--- start Source data ---

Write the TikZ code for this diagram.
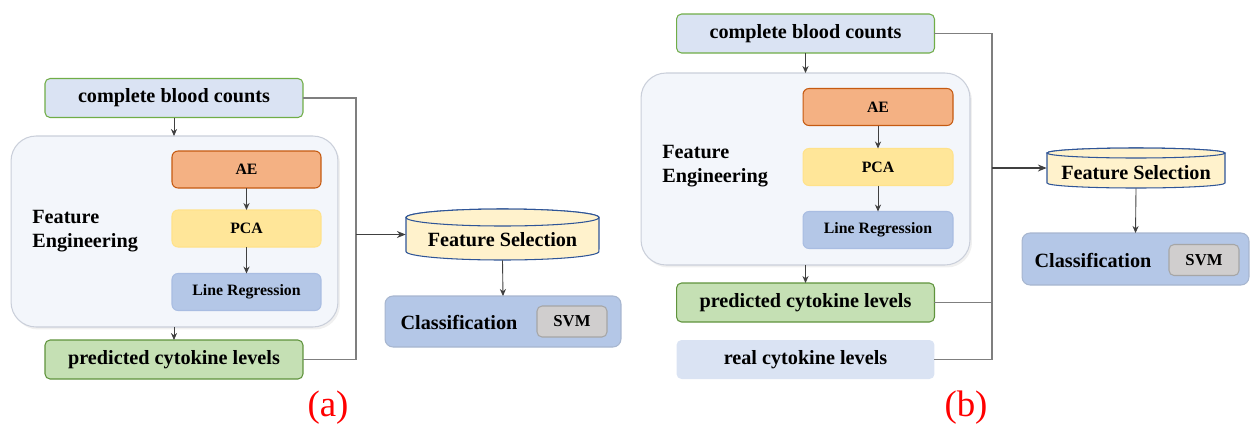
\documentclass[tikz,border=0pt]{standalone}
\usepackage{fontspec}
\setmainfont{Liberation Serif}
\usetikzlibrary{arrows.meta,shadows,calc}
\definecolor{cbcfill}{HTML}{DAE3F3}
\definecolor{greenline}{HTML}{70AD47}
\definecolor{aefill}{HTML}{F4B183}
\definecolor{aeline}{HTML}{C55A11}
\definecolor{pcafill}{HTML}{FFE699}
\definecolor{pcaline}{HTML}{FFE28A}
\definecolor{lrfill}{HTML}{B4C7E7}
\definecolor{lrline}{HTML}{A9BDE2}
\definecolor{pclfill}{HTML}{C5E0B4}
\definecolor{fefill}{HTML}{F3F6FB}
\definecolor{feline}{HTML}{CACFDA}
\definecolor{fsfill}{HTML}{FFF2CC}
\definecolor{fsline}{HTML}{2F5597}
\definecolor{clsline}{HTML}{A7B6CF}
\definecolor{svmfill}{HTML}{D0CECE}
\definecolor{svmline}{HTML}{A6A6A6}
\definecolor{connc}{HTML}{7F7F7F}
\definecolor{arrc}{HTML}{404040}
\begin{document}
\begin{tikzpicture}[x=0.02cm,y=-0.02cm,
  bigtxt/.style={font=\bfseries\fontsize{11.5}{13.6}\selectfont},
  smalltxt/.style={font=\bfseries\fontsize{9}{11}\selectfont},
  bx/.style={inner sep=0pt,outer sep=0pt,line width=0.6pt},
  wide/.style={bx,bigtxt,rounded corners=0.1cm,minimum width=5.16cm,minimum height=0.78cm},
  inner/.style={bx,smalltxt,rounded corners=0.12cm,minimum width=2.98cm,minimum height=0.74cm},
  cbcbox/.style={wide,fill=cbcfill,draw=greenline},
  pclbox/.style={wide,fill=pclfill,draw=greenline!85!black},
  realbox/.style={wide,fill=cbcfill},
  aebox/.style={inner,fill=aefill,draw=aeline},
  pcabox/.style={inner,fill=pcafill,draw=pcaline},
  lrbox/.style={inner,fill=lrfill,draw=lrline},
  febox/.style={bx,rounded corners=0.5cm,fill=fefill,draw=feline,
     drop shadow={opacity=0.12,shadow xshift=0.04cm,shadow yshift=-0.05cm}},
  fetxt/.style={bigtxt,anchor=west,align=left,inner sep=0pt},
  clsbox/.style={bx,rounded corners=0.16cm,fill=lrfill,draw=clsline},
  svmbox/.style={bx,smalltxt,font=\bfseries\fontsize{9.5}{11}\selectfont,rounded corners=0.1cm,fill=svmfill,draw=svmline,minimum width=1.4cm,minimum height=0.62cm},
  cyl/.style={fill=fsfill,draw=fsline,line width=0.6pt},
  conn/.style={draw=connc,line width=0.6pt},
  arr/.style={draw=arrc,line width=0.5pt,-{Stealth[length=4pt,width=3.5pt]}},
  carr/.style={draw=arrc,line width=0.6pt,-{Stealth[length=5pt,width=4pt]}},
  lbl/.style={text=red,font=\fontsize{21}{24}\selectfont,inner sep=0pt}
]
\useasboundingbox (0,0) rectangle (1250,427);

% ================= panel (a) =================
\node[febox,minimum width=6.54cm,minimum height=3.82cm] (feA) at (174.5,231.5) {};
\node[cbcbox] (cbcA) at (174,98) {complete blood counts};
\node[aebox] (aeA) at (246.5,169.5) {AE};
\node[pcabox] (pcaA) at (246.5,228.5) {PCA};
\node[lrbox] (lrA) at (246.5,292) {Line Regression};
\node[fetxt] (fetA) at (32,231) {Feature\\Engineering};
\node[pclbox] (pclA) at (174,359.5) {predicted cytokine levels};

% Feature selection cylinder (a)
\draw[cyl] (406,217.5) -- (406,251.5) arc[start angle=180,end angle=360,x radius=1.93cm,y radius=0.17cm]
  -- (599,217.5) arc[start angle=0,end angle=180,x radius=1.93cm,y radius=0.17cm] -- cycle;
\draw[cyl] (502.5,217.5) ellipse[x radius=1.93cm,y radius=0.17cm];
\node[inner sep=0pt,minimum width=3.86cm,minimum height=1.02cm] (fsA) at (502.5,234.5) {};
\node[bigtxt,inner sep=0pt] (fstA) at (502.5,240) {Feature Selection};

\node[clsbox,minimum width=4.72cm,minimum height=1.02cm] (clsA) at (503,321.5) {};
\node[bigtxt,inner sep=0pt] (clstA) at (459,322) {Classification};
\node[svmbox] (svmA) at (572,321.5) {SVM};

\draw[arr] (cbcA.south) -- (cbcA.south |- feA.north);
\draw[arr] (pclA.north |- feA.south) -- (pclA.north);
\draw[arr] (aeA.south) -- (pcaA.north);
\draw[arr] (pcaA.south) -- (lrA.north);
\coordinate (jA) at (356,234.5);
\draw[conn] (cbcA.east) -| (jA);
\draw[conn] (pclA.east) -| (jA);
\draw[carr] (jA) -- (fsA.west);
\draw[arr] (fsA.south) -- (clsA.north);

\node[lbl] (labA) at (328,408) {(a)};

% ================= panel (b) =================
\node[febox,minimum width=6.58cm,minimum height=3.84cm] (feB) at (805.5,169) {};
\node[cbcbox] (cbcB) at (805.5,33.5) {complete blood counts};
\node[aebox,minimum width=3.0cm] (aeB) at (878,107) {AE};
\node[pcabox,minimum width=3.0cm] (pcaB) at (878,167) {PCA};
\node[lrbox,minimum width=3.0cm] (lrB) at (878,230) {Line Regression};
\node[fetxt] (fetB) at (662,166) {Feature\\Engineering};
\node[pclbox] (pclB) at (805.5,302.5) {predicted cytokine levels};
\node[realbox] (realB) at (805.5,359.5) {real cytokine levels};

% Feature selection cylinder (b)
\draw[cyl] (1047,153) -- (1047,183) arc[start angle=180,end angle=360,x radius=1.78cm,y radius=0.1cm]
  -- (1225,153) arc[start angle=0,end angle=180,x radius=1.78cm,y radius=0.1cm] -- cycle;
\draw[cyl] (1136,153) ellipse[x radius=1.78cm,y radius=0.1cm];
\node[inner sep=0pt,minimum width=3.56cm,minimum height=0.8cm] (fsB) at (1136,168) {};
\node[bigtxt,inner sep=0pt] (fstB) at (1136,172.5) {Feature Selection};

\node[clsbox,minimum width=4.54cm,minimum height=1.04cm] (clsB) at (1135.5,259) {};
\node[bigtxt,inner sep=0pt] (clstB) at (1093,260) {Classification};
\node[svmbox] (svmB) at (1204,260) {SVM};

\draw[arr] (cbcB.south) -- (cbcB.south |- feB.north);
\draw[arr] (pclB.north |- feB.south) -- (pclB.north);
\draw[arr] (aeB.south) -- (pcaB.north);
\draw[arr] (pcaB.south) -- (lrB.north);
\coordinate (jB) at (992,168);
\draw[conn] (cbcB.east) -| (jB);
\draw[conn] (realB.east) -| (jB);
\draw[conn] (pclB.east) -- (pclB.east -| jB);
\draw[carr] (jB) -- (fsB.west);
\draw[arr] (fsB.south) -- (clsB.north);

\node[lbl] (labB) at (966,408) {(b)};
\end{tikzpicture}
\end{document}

--- end Source data ---

__Instruction__
Pictures are excluded; output everything else in the data verbatim.

__Solution__
Write the TikZ code for this diagram.
\documentclass[tikz,border=0pt]{standalone}
\usepackage{fontspec}
\setmainfont{Liberation Serif}
\usetikzlibrary{arrows.meta,shadows,calc}
\definecolor{cbcfill}{HTML}{DAE3F3}
\definecolor{greenline}{HTML}{70AD47}
\definecolor{aefill}{HTML}{F4B183}
\definecolor{aeline}{HTML}{C55A11}
\definecolor{pcafill}{HTML}{FFE699}
\definecolor{pcaline}{HTML}{FFE28A}
\definecolor{lrfill}{HTML}{B4C7E7}
\definecolor{lrline}{HTML}{A9BDE2}
\definecolor{pclfill}{HTML}{C5E0B4}
\definecolor{fefill}{HTML}{F3F6FB}
\definecolor{feline}{HTML}{CACFDA}
\definecolor{fsfill}{HTML}{FFF2CC}
\definecolor{fsline}{HTML}{2F5597}
\definecolor{clsline}{HTML}{A7B6CF}
\definecolor{svmfill}{HTML}{D0CECE}
\definecolor{svmline}{HTML}{A6A6A6}
\definecolor{connc}{HTML}{7F7F7F}
\definecolor{arrc}{HTML}{404040}
\begin{document}
\begin{tikzpicture}[x=0.02cm,y=-0.02cm,
  bigtxt/.style={font=\bfseries\fontsize{11.5}{13.6}\selectfont},
  smalltxt/.style={font=\bfseries\fontsize{9}{11}\selectfont},
  bx/.style={inner sep=0pt,outer sep=0pt,line width=0.6pt},
  wide/.style={bx,bigtxt,rounded corners=0.1cm,minimum width=5.16cm,minimum height=0.78cm},
  inner/.style={bx,smalltxt,rounded corners=0.12cm,minimum width=2.98cm,minimum height=0.74cm},
  cbcbox/.style={wide,fill=cbcfill,draw=greenline},
  pclbox/.style={wide,fill=pclfill,draw=greenline!85!black},
  realbox/.style={wide,fill=cbcfill},
  aebox/.style={inner,fill=aefill,draw=aeline},
  pcabox/.style={inner,fill=pcafill,draw=pcaline},
  lrbox/.style={inner,fill=lrfill,draw=lrline},
  febox/.style={bx,rounded corners=0.5cm,fill=fefill,draw=feline,
     drop shadow={opacity=0.12,shadow xshift=0.04cm,shadow yshift=-0.05cm}},
  fetxt/.style={bigtxt,anchor=west,align=left,inner sep=0pt},
  clsbox/.style={bx,rounded corners=0.16cm,fill=lrfill,draw=clsline},
  svmbox/.style={bx,smalltxt,font=\bfseries\fontsize{9.5}{11}\selectfont,rounded corners=0.1cm,fill=svmfill,draw=svmline,minimum width=1.4cm,minimum height=0.62cm},
  cyl/.style={fill=fsfill,draw=fsline,line width=0.6pt},
  conn/.style={draw=connc,line width=0.6pt},
  arr/.style={draw=arrc,line width=0.5pt,-{Stealth[length=4pt,width=3.5pt]}},
  carr/.style={draw=arrc,line width=0.6pt,-{Stealth[length=5pt,width=4pt]}},
  lbl/.style={text=red,font=\fontsize{21}{24}\selectfont,inner sep=0pt}
]
\useasboundingbox (0,0) rectangle (1250,427);

% ================= panel (a) =================
\node[febox,minimum width=6.54cm,minimum height=3.82cm] (feA) at (174.5,231.5) {};
\node[cbcbox] (cbcA) at (174,98) {complete blood counts};
\node[aebox] (aeA) at (246.5,169.5) {AE};
\node[pcabox] (pcaA) at (246.5,228.5) {PCA};
\node[lrbox] (lrA) at (246.5,292) {Line Regression};
\node[fetxt] (fetA) at (32,231) {Feature\\Engineering};
\node[pclbox] (pclA) at (174,359.5) {predicted cytokine levels};

% Feature selection cylinder (a)
\draw[cyl] (406,217.5) -- (406,251.5) arc[start angle=180,end angle=360,x radius=1.93cm,y radius=0.17cm]
  -- (599,217.5) arc[start angle=0,end angle=180,x radius=1.93cm,y radius=0.17cm] -- cycle;
\draw[cyl] (502.5,217.5) ellipse[x radius=1.93cm,y radius=0.17cm];
\node[inner sep=0pt,minimum width=3.86cm,minimum height=1.02cm] (fsA) at (502.5,234.5) {};
\node[bigtxt,inner sep=0pt] (fstA) at (502.5,240) {Feature Selection};

\node[clsbox,minimum width=4.72cm,minimum height=1.02cm] (clsA) at (503,321.5) {};
\node[bigtxt,inner sep=0pt] (clstA) at (459,322) {Classification};
\node[svmbox] (svmA) at (572,321.5) {SVM};

\draw[arr] (cbcA.south) -- (cbcA.south |- feA.north);
\draw[arr] (pclA.north |- feA.south) -- (pclA.north);
\draw[arr] (aeA.south) -- (pcaA.north);
\draw[arr] (pcaA.south) -- (lrA.north);
\coordinate (jA) at (356,234.5);
\draw[conn] (cbcA.east) -| (jA);
\draw[conn] (pclA.east) -| (jA);
\draw[carr] (jA) -- (fsA.west);
\draw[arr] (fsA.south) -- (clsA.north);

\node[lbl] (labA) at (328,408) {(a)};

% ================= panel (b) =================
\node[febox,minimum width=6.58cm,minimum height=3.84cm] (feB) at (805.5,169) {};
\node[cbcbox] (cbcB) at (805.5,33.5) {complete blood counts};
\node[aebox,minimum width=3.0cm] (aeB) at (878,107) {AE};
\node[pcabox,minimum width=3.0cm] (pcaB) at (878,167) {PCA};
\node[lrbox,minimum width=3.0cm] (lrB) at (878,230) {Line Regression};
\node[fetxt] (fetB) at (662,166) {Feature\\Engineering};
\node[pclbox] (pclB) at (805.5,302.5) {predicted cytokine levels};
\node[realbox] (realB) at (805.5,359.5) {real cytokine levels};

% Feature selection cylinder (b)
\draw[cyl] (1047,153) -- (1047,183) arc[start angle=180,end angle=360,x radius=1.78cm,y radius=0.1cm]
  -- (1225,153) arc[start angle=0,end angle=180,x radius=1.78cm,y radius=0.1cm] -- cycle;
\draw[cyl] (1136,153) ellipse[x radius=1.78cm,y radius=0.1cm];
\node[inner sep=0pt,minimum width=3.56cm,minimum height=0.8cm] (fsB) at (1136,168) {};
\node[bigtxt,inner sep=0pt] (fstB) at (1136,172.5) {Feature Selection};

\node[clsbox,minimum width=4.54cm,minimum height=1.04cm] (clsB) at (1135.5,259) {};
\node[bigtxt,inner sep=0pt] (clstB) at (1093,260) {Classification};
\node[svmbox] (svmB) at (1204,260) {SVM};

\draw[arr] (cbcB.south) -- (cbcB.south |- feB.north);
\draw[arr] (pclB.north |- feB.south) -- (pclB.north);
\draw[arr] (aeB.south) -- (pcaB.north);
\draw[arr] (pcaB.south) -- (lrB.north);
\coordinate (jB) at (992,168);
\draw[conn] (cbcB.east) -| (jB);
\draw[conn] (realB.east) -| (jB);
\draw[conn] (pclB.east) -- (pclB.east -| jB);
\draw[carr] (jB) -- (fsB.west);
\draw[arr] (fsB.south) -- (clsB.north);

\node[lbl] (labB) at (966,408) {(b)};
\end{tikzpicture}
\end{document}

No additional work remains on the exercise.